**WRITTEN PROBLEM**
Emit the data below verbatim, stripping out any pictures.

**SUPPLIED INFORMATION**

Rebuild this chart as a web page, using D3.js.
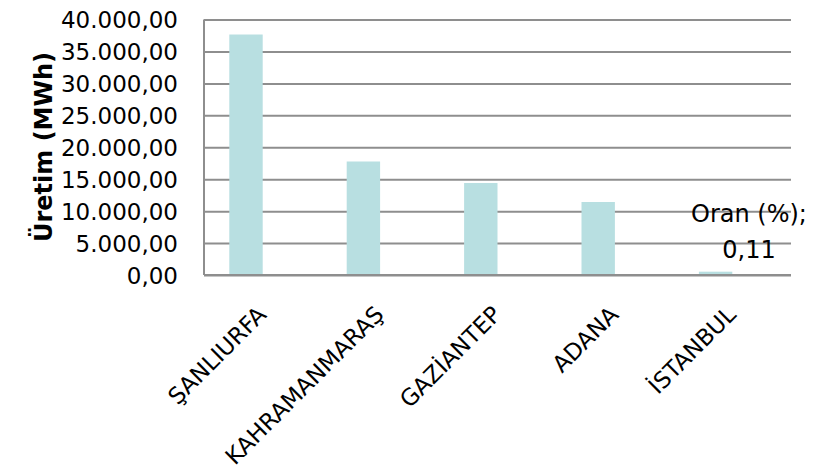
<!DOCTYPE html>
<html>
<head>
<meta charset="utf-8">
<script src="https://cdn.jsdelivr.net/npm/d3@7"></script>
<style>
  html, body { margin: 0; padding: 0; background: #fff; }
  svg { display: block; }
  svg text { font-family: "DejaVu Sans", Verdana, sans-serif; }
</style>
</head>
<body>
<svg id="chart" width="825" height="469"></svg>
<script>
// Production by province (MWh) and share (%) per province
const provinces = ["ŞANLIURFA", "KAHRAMANMARAŞ", "GAZİANTEP", "ADANA", "İSTANBUL"];
const uretim = [37650, 17770, 14400, 11430, 520];
const oran = [null, null, null, null, 0.11];
const seriesNames = ["Üretim (MWh)", "Oran (%)"];
const yTicks = [0, 5000, 10000, 15000, 20000, 25000, 30000, 35000, 40000];
const yTitle = "Üretim (MWh)";

const FONT = "DejaVu Sans";
const trLocale = d3.formatLocale({ decimal: ",", thousands: ".", grouping: [3], currency: ["", ""] });
const fmt = trLocale.format(",.2f");

const svg = d3.select("#chart");
const margin = { left: 204, right: 34, top: 19.5, bottom: 194 };
const W = 825, H = 469;
const plotW = W - margin.left - margin.right;
const plotH = H - margin.top - margin.bottom;

const x0 = d3.scaleBand().domain(provinces).range([0, plotW])
  .paddingInner(0.431).paddingOuter(0.2155);
const x1 = d3.scaleBand().domain(seriesNames).range([0, x0.bandwidth()]);
const y = d3.scaleLinear().domain([0, 40000]).range([plotH, 0]);

const g = svg.append("g").attr("transform", `translate(${margin.left},${margin.top})`);

// horizontal gridlines with value labels
const yAxis = d3.axisLeft(y).tickValues(yTicks).tickFormat(fmt).tickSize(-plotW).tickPadding(26);
const ya = g.append("g").call(yAxis)
  .attr("font-family", FONT).attr("font-size", 23);
ya.select(".domain").remove();
ya.selectAll(".tick line").attr("stroke", "#8e8e8e").attr("stroke-width", 2);
ya.selectAll(".tick text")
  .attr("fill", "#000")
  .attr("font-family", FONT)
  .style("font-size", "23px")
  .attr("dy", "0.36em");

// value axis line
g.append("line").attr("x1", 0).attr("x2", 0).attr("y1", 0).attr("y2", plotH)
  .attr("stroke", "#8e8e8e").attr("stroke-width", 2);

// bars
const groups = g.selectAll("g.cat").data(provinces).join("g")
  .attr("class", "cat")
  .attr("transform", d => `translate(${x0(d)},0)`);

groups.append("rect")
  .attr("x", x1(seriesNames[0]))
  .attr("width", x1.bandwidth())
  .attr("y", (d, i) => y(uretim[i]))
  .attr("height", (d, i) => plotH - y(uretim[i]))
  .attr("fill", "#b8dfe1");

groups.filter((d, i) => oran[i] != null).append("rect")
  .attr("x", x1(seriesNames[1]))
  .attr("width", x1.bandwidth())
  .attr("y", d => y(oran[provinces.indexOf(d)]))
  .attr("height", d => plotH - y(oran[provinces.indexOf(d)]))
  .attr("fill", "#b8dfe1");

// category axis line
g.append("line").attr("x1", 0).attr("x2", plotW).attr("y1", plotH).attr("y2", plotH)
  .attr("stroke", "#8e8e8e").attr("stroke-width", 2);

// rotated category labels
g.selectAll("text.cat-label").data(provinces).join("text")
  .attr("class", "cat-label")
  .attr("text-anchor", "end")
  .attr("fill", "#000")
  .attr("font-family", FONT)
  .style("font-size", "23px")
  .attr("transform", d => `translate(${x0(d) + x0.bandwidth() / 2 + 5},${plotH + 41}) rotate(-45)`)
  .text(d => d);

// data label for the share series
const decFmt = trLocale.format(".2f");
provinces.forEach((p, i) => {
  if (oran[i] == null) return;
  const cx = x0(p) + x1(seriesNames[1]) + x1.bandwidth() / 2;
  const top = y(oran[i]);
  const lbl = g.append("text").attr("text-anchor", "middle").attr("fill", "#000")
    .attr("font-family", FONT)
    .style("font-size", "24px");
  lbl.append("tspan").attr("x", cx).attr("y", top - 53).text(seriesNames[1] + ";");
  lbl.append("tspan").attr("x", cx).attr("y", top - 17).text(decFmt(oran[i]));
});

// value axis title
svg.append("text")
  .attr("text-anchor", "middle")
  .attr("font-weight", "bold")
  .attr("fill", "#000")
  .attr("font-family", FONT)
  .style("font-size", "24px")
  .attr("transform", "translate(52,147) rotate(-90)")
  .text(yTitle);
</script>
</body>
</html>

**WRITTEN ANSWER**
Rebuild this chart as a web page, using D3.js.
<!DOCTYPE html>
<html>
<head>
<meta charset="utf-8">
<script src="https://cdn.jsdelivr.net/npm/d3@7"></script>
<style>
  html, body { margin: 0; padding: 0; background: #fff; }
  svg { display: block; }
  svg text { font-family: "DejaVu Sans", Verdana, sans-serif; }
</style>
</head>
<body>
<svg id="chart" width="825" height="469"></svg>
<script>
// Production by province (MWh) and share (%) per province
const provinces = ["ŞANLIURFA", "KAHRAMANMARAŞ", "GAZİANTEP", "ADANA", "İSTANBUL"];
const uretim = [37650, 17770, 14400, 11430, 520];
const oran = [null, null, null, null, 0.11];
const seriesNames = ["Üretim (MWh)", "Oran (%)"];
const yTicks = [0, 5000, 10000, 15000, 20000, 25000, 30000, 35000, 40000];
const yTitle = "Üretim (MWh)";

const FONT = "DejaVu Sans";
const trLocale = d3.formatLocale({ decimal: ",", thousands: ".", grouping: [3], currency: ["", ""] });
const fmt = trLocale.format(",.2f");

const svg = d3.select("#chart");
const margin = { left: 204, right: 34, top: 19.5, bottom: 194 };
const W = 825, H = 469;
const plotW = W - margin.left - margin.right;
const plotH = H - margin.top - margin.bottom;

const x0 = d3.scaleBand().domain(provinces).range([0, plotW])
  .paddingInner(0.431).paddingOuter(0.2155);
const x1 = d3.scaleBand().domain(seriesNames).range([0, x0.bandwidth()]);
const y = d3.scaleLinear().domain([0, 40000]).range([plotH, 0]);

const g = svg.append("g").attr("transform", `translate(${margin.left},${margin.top})`);

// horizontal gridlines with value labels
const yAxis = d3.axisLeft(y).tickValues(yTicks).tickFormat(fmt).tickSize(-plotW).tickPadding(26);
const ya = g.append("g").call(yAxis)
  .attr("font-family", FONT).attr("font-size", 23);
ya.select(".domain").remove();
ya.selectAll(".tick line").attr("stroke", "#8e8e8e").attr("stroke-width", 2);
ya.selectAll(".tick text")
  .attr("fill", "#000")
  .attr("font-family", FONT)
  .style("font-size", "23px")
  .attr("dy", "0.36em");

// value axis line
g.append("line").attr("x1", 0).attr("x2", 0).attr("y1", 0).attr("y2", plotH)
  .attr("stroke", "#8e8e8e").attr("stroke-width", 2);

// bars
const groups = g.selectAll("g.cat").data(provinces).join("g")
  .attr("class", "cat")
  .attr("transform", d => `translate(${x0(d)},0)`);

groups.append("rect")
  .attr("x", x1(seriesNames[0]))
  .attr("width", x1.bandwidth())
  .attr("y", (d, i) => y(uretim[i]))
  .attr("height", (d, i) => plotH - y(uretim[i]))
  .attr("fill", "#b8dfe1");

groups.filter((d, i) => oran[i] != null).append("rect")
  .attr("x", x1(seriesNames[1]))
  .attr("width", x1.bandwidth())
  .attr("y", d => y(oran[provinces.indexOf(d)]))
  .attr("height", d => plotH - y(oran[provinces.indexOf(d)]))
  .attr("fill", "#b8dfe1");

// category axis line
g.append("line").attr("x1", 0).attr("x2", plotW).attr("y1", plotH).attr("y2", plotH)
  .attr("stroke", "#8e8e8e").attr("stroke-width", 2);

// rotated category labels
g.selectAll("text.cat-label").data(provinces).join("text")
  .attr("class", "cat-label")
  .attr("text-anchor", "end")
  .attr("fill", "#000")
  .attr("font-family", FONT)
  .style("font-size", "23px")
  .attr("transform", d => `translate(${x0(d) + x0.bandwidth() / 2 + 5},${plotH + 41}) rotate(-45)`)
  .text(d => d);

// data label for the share series
const decFmt = trLocale.format(".2f");
provinces.forEach((p, i) => {
  if (oran[i] == null) return;
  const cx = x0(p) + x1(seriesNames[1]) + x1.bandwidth() / 2;
  const top = y(oran[i]);
  const lbl = g.append("text").attr("text-anchor", "middle").attr("fill", "#000")
    .attr("font-family", FONT)
    .style("font-size", "24px");
  lbl.append("tspan").attr("x", cx).attr("y", top - 53).text(seriesNames[1] + ";");
  lbl.append("tspan").attr("x", cx).attr("y", top - 17).text(decFmt(oran[i]));
});

// value axis title
svg.append("text")
  .attr("text-anchor", "middle")
  .attr("font-weight", "bold")
  .attr("fill", "#000")
  .attr("font-family", FONT)
  .style("font-size", "24px")
  .attr("transform", "translate(52,147) rotate(-90)")
  .text(yTitle);
</script>
</body>
</html>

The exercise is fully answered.